If Tuesday’s election results are any indicator, and I think they are, then Middle America has gotten the messages, absorbed them, and is sending a message of its own: Enough. Enough of the fan-folks, hardline, confrontational, I-win-you-lose. Back to the middle where we can get something constructive done.

The New York Times editorial today calls it “back to common sense.”

Douglas Schoen, a political strategist and Fox News commentator, was nowhere near as accommodating, positioning himself on Tuesday ahead of voting, to warn that these kinds of results did not, in fact, mean collaborative heads would prevail. But this paragraph is worth noting because it makes my point that the middle is reasserting its power:

“In fact, that will almost certainly be something of a misreading of the results, as voters in Ohio are strongly supportive of efforts to curb excessive state spending and high levels of taxation, but they are equally skeptical of efforts to reign in unions– particularly through the elimination of collective bargaining rights.”

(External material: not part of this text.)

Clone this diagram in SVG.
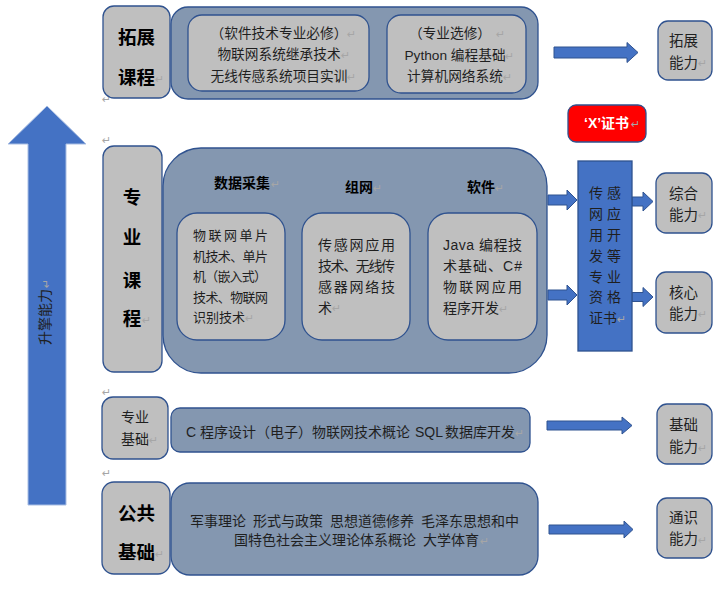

Yes, the middle can hold both those positions at the same time and search for a middle ground solution. It’s that middle ground on which the fan-folks on all sides can’t walk.

We’re not going to miraculously join hands this afternoon and sing “We are the World.” It will take another decade to pick and choose from among the “extreme” ideas of the past 10 years and adapt them to something quintessentially American.

But, for those who wondered if we’d ever return to less strident, less destructive, less polarizing discussion, the answer was in Tuesday’s ballot box. Yes, we will. Middle America is back in charge.